What is the trick to get SPSS to calculate Mahalanobis Distance based on all variables?
- As calculated by SPSS REGRESSION, it is based only on the predictor variables (X’s) included.
- a “trick” to get it based on all variables is to regress Sample ID (“outcome” variable) onto all X’s and Y (Y is treated as a predictor).
- This should be done before conducting substantive multiple regression analyses.
- Graph Sample ID (x-axis) and Mahalanobis Distance (y-axis) to get a visual of potential outliers (points above critical value of Chi Square)
What is Cook’s Distance?
a global (composite) measure of a case’s influence within the regression analysis. • It expresses how much the regression coefficients (b's) would change if a case was excluded. • It is effected by a case being an outlier on Y and/or on the set of predictors (X's). • Values > 1.0 are generally considered large (cut), but it can also be tested using the F distribution.
What is DFFIT?
a global measure of influence on the regression equation as a whole (indicates how much the case’s fitted value (Y′) will change if the case is excluded).
– provides information interchangeable with Cook’s distance (but on the scale of the Dependent Variable)
What is DFBETA?
a coefficient-specific measure of influence
– indicates how much each regression coefficient, intercept and slopes (a and b’s), will change if a case is excluded.
What is an advantage for using standardized values for DFFIT and DFBETA?
may be interpreted as z-scores (SD’s away from the mean), so > 2 is a concern.
In practice, what is a good habit to adopt when deciding whether to keep or exclude outliers?
run both ways (with and without outliers) and see if there are any substantial differences (aka. “sensitivity analysis”)
What is a common causes of outliers?
Human error in data entry (always check your raw data!)
Which is the most helpful case statistic?
Cook’s distance (not affected by either transformations: centering predictor variables or standardizing all variables); use DFFIT and DFBETAs with caution.

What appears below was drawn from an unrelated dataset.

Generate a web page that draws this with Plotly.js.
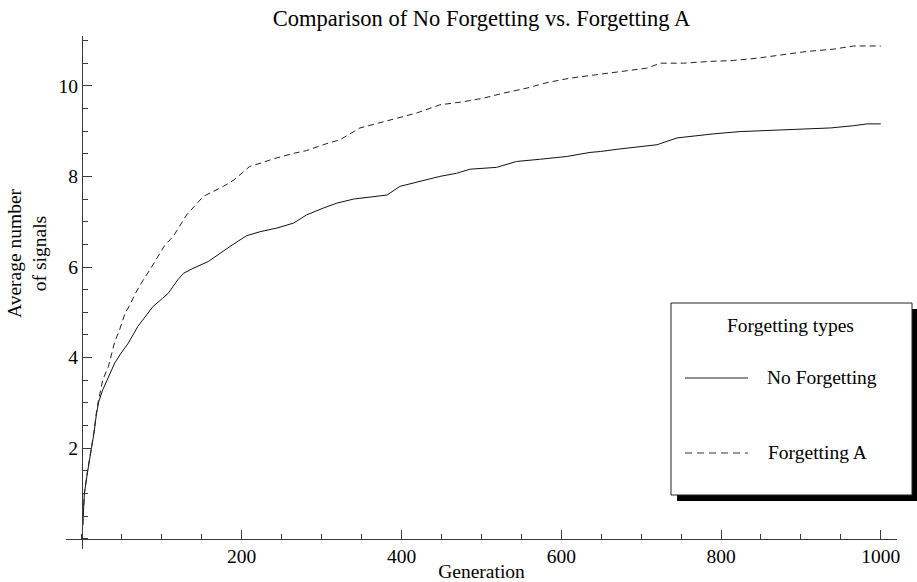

- DFFIT not affected by centering predictors, but is affected by standardizing all variables.
- DFBETA (centering predictors): intercept affected, but slopes are not.

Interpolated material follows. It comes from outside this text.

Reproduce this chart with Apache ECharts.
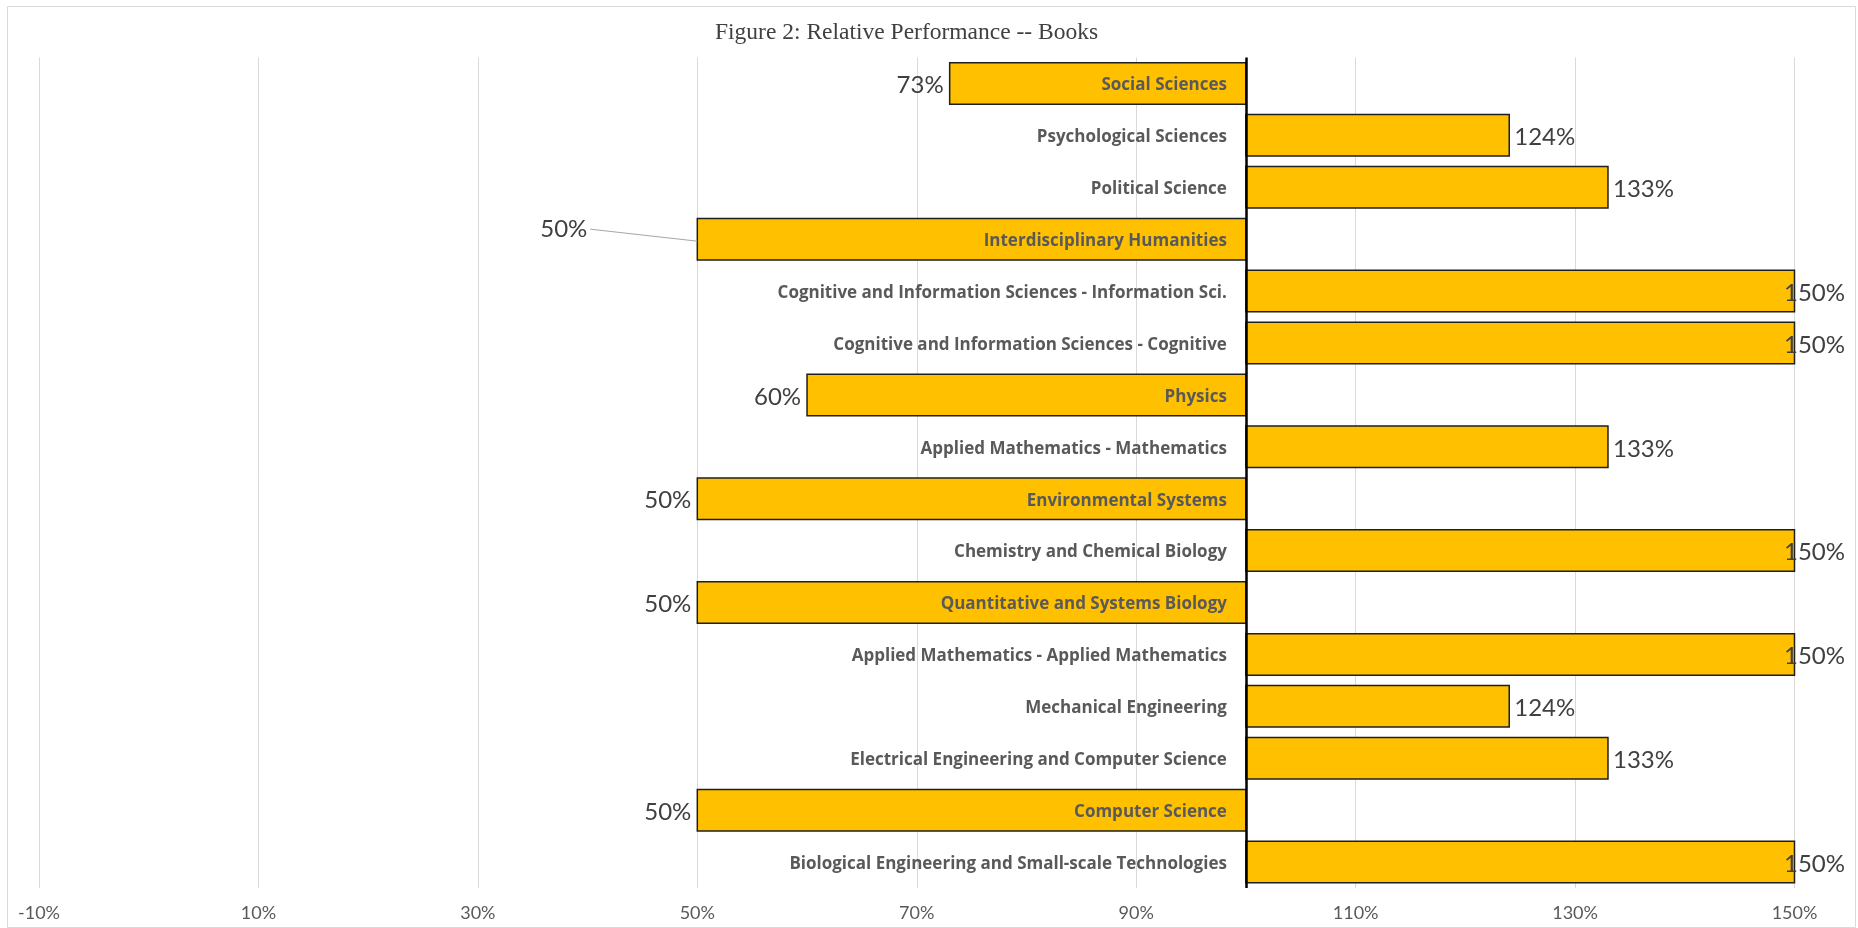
<!DOCTYPE html>
<html>
<head>
<meta charset="utf-8">
<title>Figure 2: Relative Performance -- Books</title>
<script src="https://cdn.jsdelivr.net/npm/echarts@6/dist/echarts.min.js"></script>
<style>
  html, body { margin: 0; padding: 0; background: #fff; }
  #chart { width: 1858px; height: 928px; }
</style>
</head>
<body>
<div id="chart"></div>
<script>
// Departments, top to bottom
const departments = [
  'Social Sciences',
  'Psychological Sciences',
  'Political Science',
  'Interdisciplinary Humanities',
  'Cognitive and Information Sciences - Information Sci.',
  'Cognitive and Information Sciences - Cognitive',
  'Physics',
  'Applied Mathematics - Mathematics',
  'Environmental Systems',
  'Chemistry and Chemical Biology',
  'Quantitative and Systems Biology',
  'Applied Mathematics - Applied Mathematics',
  'Mechanical Engineering',
  'Electrical Engineering and Computer Science',
  'Computer Science',
  'Biological Engineering and Small-scale Technologies'
];

// Relative performance, percent
const performance = [73, 124, 133, 50, 150, 150, 60, 133, 50, 150, 50, 150, 124, 133, 50, 150];

// Reference level the bars grow from
const baseline = 100;

// Axis range and tick step (percent)
const axisMin = -10;
const axisMax = 150;
const axisStep = 20;

const chartTitle = 'Figure 2: Relative Performance -- Books';

// Labels that sit away from their bar, joined by a leader line
const labelNudge = { 'Interdisciplinary Humanities': [-110, -10] };

const valueFont = '24px Lato';
const catFont = 'bold 17px "Open Sans"';
const textDrop = 2; // small downward shift so glyphs sit centred on the bar
const measureCtx = document.createElement('canvas').getContext('2d');
function textWidth(str, font) {
  measureCtx.font = font;
  return measureCtx.measureText(str).width;
}

const chart = echarts.init(document.getElementById('chart'), null, { renderer: 'canvas' });

const seriesData = departments.map((d, i) => [i, performance[i]]);

function renderBar(params, api) {
  const idx = api.value(0);
  const v = api.value(1);
  const name = departments[idx];
  const base = api.coord([baseline, idx]);
  const end = api.coord([v, idx]);
  const band = api.size([0, 1])[1];
  const h = band * 0.8;
  const cy = base[1];
  const x0 = Math.min(base[0], end[0]);
  const w = Math.abs(end[0] - base[0]);
  const children = [];

  children.push({
    type: 'rect',
    shape: { x: x0, y: cy - h / 2, width: w, height: h },
    style: { fill: '#FFC000', stroke: '#1f1f1f', lineWidth: 1.5 }
  });

  // department name, right-aligned against the baseline
  children.push({
    type: 'text',
    z2: 5,
    style: {
      text: name, x: base[0] - 19, y: cy + textDrop,
      align: 'right', verticalAlign: 'middle',
      font: catFont, fill: '#595959'
    }
  });

  // value label at the end of the bar
  const label = v + '%';
  const tw = textWidth(label, valueFont);
  let lx, align;
  if (v >= baseline) {
    lx = end[0] + 5;
    const limit = api.getWidth() - 13;
    if (lx + tw > limit) lx = limit - tw;
    align = 'left';
  } else {
    lx = end[0] - 6;
    align = 'right';
  }
  let ly = cy + textDrop;
  const nudge = labelNudge[name];
  if (nudge) {
    lx = end[0] + nudge[0];
    ly = cy + nudge[1];
    children.push({
      type: 'line',
      shape: { x1: lx + 3, y1: ly, x2: end[0], y2: cy + 2 },
      style: { stroke: '#a6a6a6', lineWidth: 1 }
    });
  }
  children.push({
    type: 'text',
    z2: 5,
    style: {
      text: label, x: lx, y: ly,
      align: align, verticalAlign: 'middle',
      font: valueFont, fill: '#404040'
    }
  });

  return { type: 'group', children: children };
}

chart.setOption({
  backgroundColor: '#ffffff',
  animation: false,
  title: {
    text: chartTitle,
    left: 710,
    top: 16,
    textStyle: {
      fontFamily: 'Liberation Serif',
      fontSize: 23.5,
      fontWeight: 'normal',
      color: '#404040'
    }
  },
  graphic: [{
    type: 'rect',
    left: 5, top: 4,
    shape: { width: 1848, height: 921 },
    style: { fill: 'none', stroke: '#d9d9d9', lineWidth: 1 },
    silent: true
  }],
  grid: { left: 39, right: 63.5, top: 57.5, bottom: 40 },
  xAxis: {
    type: 'value',
    min: axisMin,
    max: axisMax,
    interval: axisStep,
    axisLine: { show: false },
    axisTick: { show: false },
    splitLine: { show: true, lineStyle: { color: '#d9d9d9', width: 1 } },
    axisLabel: {
      formatter: '{value}%',
      color: '#595959',
      fontFamily: 'Lato',
      fontSize: 18,
      margin: 16
    }
  },
  yAxis: {
    type: 'category',
    data: departments,
    inverse: true,
    show: false
  },
  series: [{
    type: 'custom',
    clip: false,
    renderItem: renderBar,
    encode: { y: 0, x: 1 },
    data: seriesData,
    markLine: {
      silent: true,
      symbol: 'none',
      label: { show: false },
      lineStyle: { color: '#000000', width: 2.5, type: 'solid' },
      data: [{ xAxis: baseline }],
      z: 10
    }
  }]
});
</script>
</body>
</html>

- DFBETA (standardizing all variables): intercept and slopes are affected.
Dr. Becksted’s Recommended approach…
• Prior to conducting substantive MLR, regress all relevant variables (X’s and Y) onto a variable such as subject ID and request Mahalanobis Distances.
• Exclude any identified outliers based on conservative critical value of χ² at α= .001 and df = # of variables.
• Then run substantive MLR and request Cook, DFFIT, DFBETA & standardized versions of DFFFIT & DFBETA.
• Examine the distribution of these case statistics for influential outliers using DESCRIPTIVES command. If these statistics concur in identifying problem cases, exclude these cases and re-run substantive MLR.
[caution: once outliers excluded, others may be identified on the re-analysis, so use caution and common sense].
Violation of an assumption in MLR may potentially lead to one of which 2 problems?
– Estimates of the regression coefficients may be biased.
– Estimates of the standard errors of the regression coefficients may be biased.
(Bias = the estimate based on the sample data will not, on average, equal the true value)